Posted Aug 22, 2009 20:13 UTC (Sat) by phip (guest, #1715) [Link] (1 responses)

> leave the unused space at the end of a block is left as all '1's
> rather than all '0's so that additional data could be appended
> without needing to erase a block first.

> change it's 'nothing more to point to' from a pointer containing
> all 0s to a pointer containing all 1s so that adding an additional
> block to a chain (or extent..) would not require re-writing the
> prior block as well

Would simply inverting the raw data from/to the flash device
before/after doing any block device or filesystem processing
be a useful optimization?

possibilities with raw flash access

Posted Aug 22, 2009 20:27 UTC (Sat) by dlang (guest, #313) [Link]

two things

it would only help if the device is smart enough to not allocate a new block on the flash (requiring a erase of a block eventually) if the data changes are only 1->0

inverting all the data will thrash your cpu cache, and most things don't benefit from the change, so I think it would be smarter to modify the filesystem

possibilities with raw flash access

Posted Aug 25, 2009 6:33 UTC (Tue) by markusw (guest, #53024) [Link] (1 responses)

If you have access to the raw NAND device (i.e. an MTD device, not a block device as seen from the Linux kernel) the very first thing to use properly is block discard. The 'partial block reuse' technique described might improve things as well, but compared to block discard it can only be a minor optimization. Also keep in mind that block erasure is a specified operation which just needs to be used by the above layers. On contrary, I'm not quite convinced that 'overriding' of blocks is properly supported on all devices.

However, despite the mentioned Fusion-IO devices (and I'm not even sure about those, as they have proprietary drivers) I don't know any device for commodity computers which allows raw NAND access. I've only seen that in the embedded world - and there we normally speak of just one single chip with some MiBs of storage capacity. So this discussion is theoretical anyway.

Despite wanting to have raw access to NAND devices, I'm also wondering about the latency implications of the involved SATA protocol. Cutting that and attaching the NAND more directly to PCI Express certainly can't hurt.

possibilities with raw flash access

Posted Aug 27, 2009 18:07 UTC (Thu) by robert_s (subscriber, #42402) [Link]
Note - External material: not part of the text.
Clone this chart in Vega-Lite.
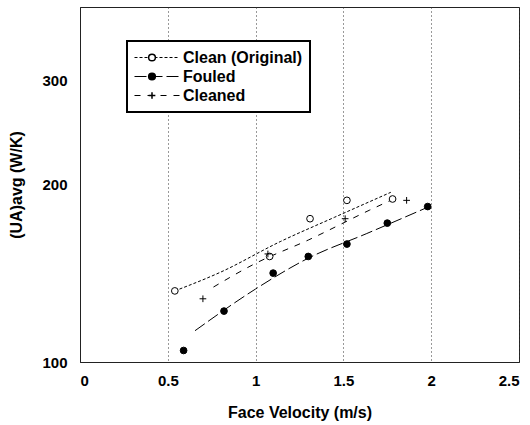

"I don't know any device for commodity computers which allows raw NAND access."

It's not pretty, but there used to be a USB XD card reader chip called alauda which would expose the XD/SM card ( they are both basically repackaged NAND chips ) as an MTD. Linux drivers are in the tree I think.

Useful for little more than experimentation. And only then if you're good at hunting for one on ebay.

possibilities with raw flash access

Posted Aug 25, 2009 11:48 UTC (Tue) by markusw (guest, #53024) [Link] (1 responses)

I'm just remembering another issue with this approach: you also need to take ECC into account. Flipping a data bit from '1' to '0' may require flipping an ECC bit back from '0' to '1'.

Thus, for such an approach to work, you'd also need to have control over the spare area, where ECC and bad block information is normally stored.

possibilities with raw flash access

Posted Aug 28, 2009 16:37 UTC (Fri) by dlang (guest, #313) [Link]

good point. if the flash device is doing ECC on the data being stored my suggestions are harder to implement if still possible.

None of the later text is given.